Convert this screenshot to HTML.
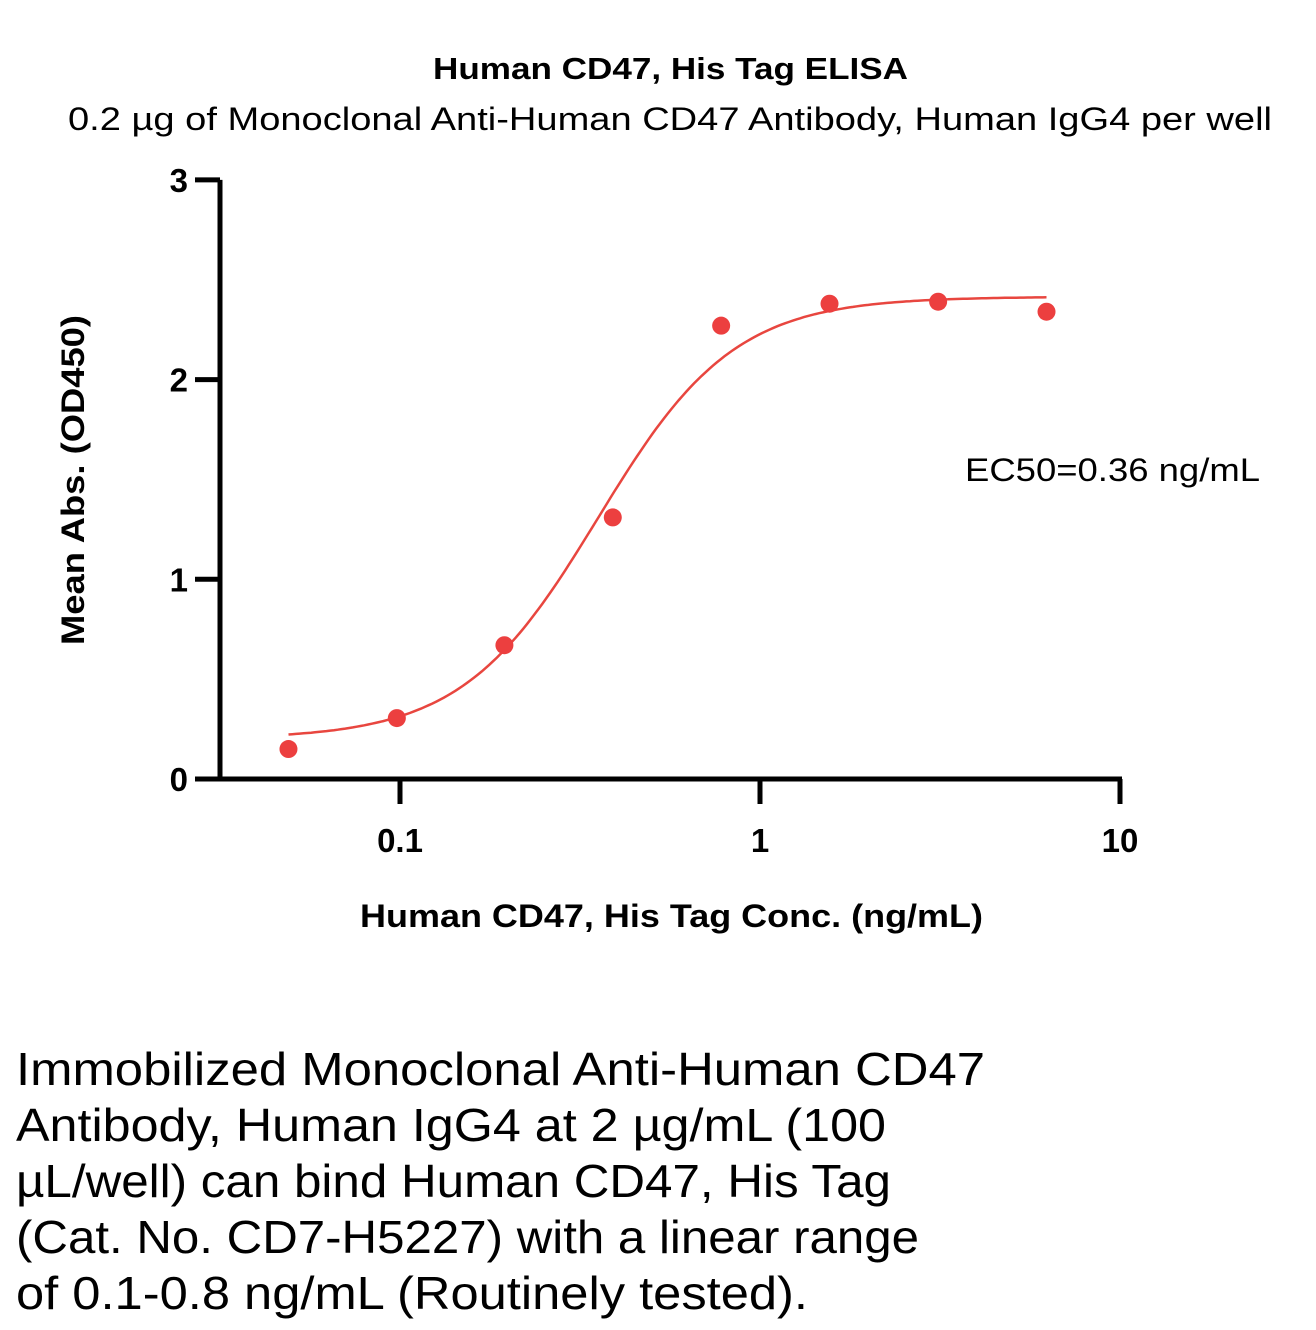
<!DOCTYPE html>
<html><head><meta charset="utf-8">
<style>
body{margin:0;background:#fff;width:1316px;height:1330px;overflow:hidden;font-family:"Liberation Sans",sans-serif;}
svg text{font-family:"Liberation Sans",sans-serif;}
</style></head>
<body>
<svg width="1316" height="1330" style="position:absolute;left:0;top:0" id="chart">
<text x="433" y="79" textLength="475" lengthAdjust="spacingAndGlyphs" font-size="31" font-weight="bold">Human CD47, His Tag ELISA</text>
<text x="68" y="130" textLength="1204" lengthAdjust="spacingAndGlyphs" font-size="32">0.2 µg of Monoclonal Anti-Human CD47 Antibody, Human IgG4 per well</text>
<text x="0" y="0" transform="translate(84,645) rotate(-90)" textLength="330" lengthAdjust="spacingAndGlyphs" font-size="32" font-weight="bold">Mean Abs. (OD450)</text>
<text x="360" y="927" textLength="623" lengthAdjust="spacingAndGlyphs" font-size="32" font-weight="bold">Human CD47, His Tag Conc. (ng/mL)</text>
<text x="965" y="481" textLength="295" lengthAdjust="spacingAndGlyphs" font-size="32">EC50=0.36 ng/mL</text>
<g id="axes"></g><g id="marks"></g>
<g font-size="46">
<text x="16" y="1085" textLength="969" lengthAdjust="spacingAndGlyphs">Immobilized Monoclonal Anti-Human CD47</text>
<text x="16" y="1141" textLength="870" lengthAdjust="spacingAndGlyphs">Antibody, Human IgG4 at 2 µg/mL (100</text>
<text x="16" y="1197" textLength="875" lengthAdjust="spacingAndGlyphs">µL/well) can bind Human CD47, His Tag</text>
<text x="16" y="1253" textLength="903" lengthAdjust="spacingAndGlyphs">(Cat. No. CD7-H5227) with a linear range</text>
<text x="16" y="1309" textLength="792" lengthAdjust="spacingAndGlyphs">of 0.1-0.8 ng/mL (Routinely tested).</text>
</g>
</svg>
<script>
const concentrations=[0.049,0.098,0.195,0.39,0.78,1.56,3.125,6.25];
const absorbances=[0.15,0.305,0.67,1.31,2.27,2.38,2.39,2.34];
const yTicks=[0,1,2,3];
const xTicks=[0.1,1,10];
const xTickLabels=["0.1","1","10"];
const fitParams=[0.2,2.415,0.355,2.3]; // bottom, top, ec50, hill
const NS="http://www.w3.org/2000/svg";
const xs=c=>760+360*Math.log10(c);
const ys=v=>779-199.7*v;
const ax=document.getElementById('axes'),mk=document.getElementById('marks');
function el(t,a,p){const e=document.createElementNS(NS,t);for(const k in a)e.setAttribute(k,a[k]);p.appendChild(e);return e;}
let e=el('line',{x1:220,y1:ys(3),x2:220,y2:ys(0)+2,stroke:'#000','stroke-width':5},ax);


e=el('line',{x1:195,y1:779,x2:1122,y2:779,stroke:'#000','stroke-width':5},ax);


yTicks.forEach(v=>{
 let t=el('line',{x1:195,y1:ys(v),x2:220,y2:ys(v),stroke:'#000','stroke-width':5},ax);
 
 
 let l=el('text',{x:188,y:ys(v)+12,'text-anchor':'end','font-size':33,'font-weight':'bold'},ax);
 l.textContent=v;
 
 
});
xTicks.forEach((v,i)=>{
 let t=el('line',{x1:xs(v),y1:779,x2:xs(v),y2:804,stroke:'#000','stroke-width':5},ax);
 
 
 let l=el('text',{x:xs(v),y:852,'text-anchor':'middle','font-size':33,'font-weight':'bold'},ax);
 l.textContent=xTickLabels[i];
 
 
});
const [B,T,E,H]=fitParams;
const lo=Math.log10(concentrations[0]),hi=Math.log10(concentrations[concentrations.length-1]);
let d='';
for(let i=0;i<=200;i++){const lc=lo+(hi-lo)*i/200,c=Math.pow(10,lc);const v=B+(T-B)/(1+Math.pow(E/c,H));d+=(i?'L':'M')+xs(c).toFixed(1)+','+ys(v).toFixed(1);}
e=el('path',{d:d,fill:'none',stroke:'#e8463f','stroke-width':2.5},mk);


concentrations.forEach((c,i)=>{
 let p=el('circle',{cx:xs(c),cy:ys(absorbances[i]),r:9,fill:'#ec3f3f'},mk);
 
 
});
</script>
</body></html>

Your objective>
Reproduce the data verbatim. Do not carry any picture into the copy.

Output>
Convert this screenshot to HTML.
<!DOCTYPE html>
<html><head><meta charset="utf-8">
<style>
body{margin:0;background:#fff;width:1316px;height:1330px;overflow:hidden;font-family:"Liberation Sans",sans-serif;}
svg text{font-family:"Liberation Sans",sans-serif;}
</style></head>
<body>
<svg width="1316" height="1330" style="position:absolute;left:0;top:0" id="chart">
<text x="433" y="79" textLength="475" lengthAdjust="spacingAndGlyphs" font-size="31" font-weight="bold">Human CD47, His Tag ELISA</text>
<text x="68" y="130" textLength="1204" lengthAdjust="spacingAndGlyphs" font-size="32">0.2 µg of Monoclonal Anti-Human CD47 Antibody, Human IgG4 per well</text>
<text x="0" y="0" transform="translate(84,645) rotate(-90)" textLength="330" lengthAdjust="spacingAndGlyphs" font-size="32" font-weight="bold">Mean Abs. (OD450)</text>
<text x="360" y="927" textLength="623" lengthAdjust="spacingAndGlyphs" font-size="32" font-weight="bold">Human CD47, His Tag Conc. (ng/mL)</text>
<text x="965" y="481" textLength="295" lengthAdjust="spacingAndGlyphs" font-size="32">EC50=0.36 ng/mL</text>
<g id="axes"></g><g id="marks"></g>
<g font-size="46">
<text x="16" y="1085" textLength="969" lengthAdjust="spacingAndGlyphs">Immobilized Monoclonal Anti-Human CD47</text>
<text x="16" y="1141" textLength="870" lengthAdjust="spacingAndGlyphs">Antibody, Human IgG4 at 2 µg/mL (100</text>
<text x="16" y="1197" textLength="875" lengthAdjust="spacingAndGlyphs">µL/well) can bind Human CD47, His Tag</text>
<text x="16" y="1253" textLength="903" lengthAdjust="spacingAndGlyphs">(Cat. No. CD7-H5227) with a linear range</text>
<text x="16" y="1309" textLength="792" lengthAdjust="spacingAndGlyphs">of 0.1-0.8 ng/mL (Routinely tested).</text>
</g>
</svg>
<script>
const concentrations=[0.049,0.098,0.195,0.39,0.78,1.56,3.125,6.25];
const absorbances=[0.15,0.305,0.67,1.31,2.27,2.38,2.39,2.34];
const yTicks=[0,1,2,3];
const xTicks=[0.1,1,10];
const xTickLabels=["0.1","1","10"];
const fitParams=[0.2,2.415,0.355,2.3]; // bottom, top, ec50, hill
const NS="http://www.w3.org/2000/svg";
const xs=c=>760+360*Math.log10(c);
const ys=v=>779-199.7*v;
const ax=document.getElementById('axes'),mk=document.getElementById('marks');
function el(t,a,p){const e=document.createElementNS(NS,t);for(const k in a)e.setAttribute(k,a[k]);p.appendChild(e);return e;}
let e=el('line',{x1:220,y1:ys(3),x2:220,y2:ys(0)+2,stroke:'#000','stroke-width':5},ax);


e=el('line',{x1:195,y1:779,x2:1122,y2:779,stroke:'#000','stroke-width':5},ax);


yTicks.forEach(v=>{
 let t=el('line',{x1:195,y1:ys(v),x2:220,y2:ys(v),stroke:'#000','stroke-width':5},ax);
 
 
 let l=el('text',{x:188,y:ys(v)+12,'text-anchor':'end','font-size':33,'font-weight':'bold'},ax);
 l.textContent=v;
 
 
});
xTicks.forEach((v,i)=>{
 let t=el('line',{x1:xs(v),y1:779,x2:xs(v),y2:804,stroke:'#000','stroke-width':5},ax);
 
 
 let l=el('text',{x:xs(v),y:852,'text-anchor':'middle','font-size':33,'font-weight':'bold'},ax);
 l.textContent=xTickLabels[i];
 
 
});
const [B,T,E,H]=fitParams;
const lo=Math.log10(concentrations[0]),hi=Math.log10(concentrations[concentrations.length-1]);
let d='';
for(let i=0;i<=200;i++){const lc=lo+(hi-lo)*i/200,c=Math.pow(10,lc);const v=B+(T-B)/(1+Math.pow(E/c,H));d+=(i?'L':'M')+xs(c).toFixed(1)+','+ys(v).toFixed(1);}
e=el('path',{d:d,fill:'none',stroke:'#e8463f','stroke-width':2.5},mk);


concentrations.forEach((c,i)=>{
 let p=el('circle',{cx:xs(c),cy:ys(absorbances[i]),r:9,fill:'#ec3f3f'},mk);
 
 
});
</script>
</body></html>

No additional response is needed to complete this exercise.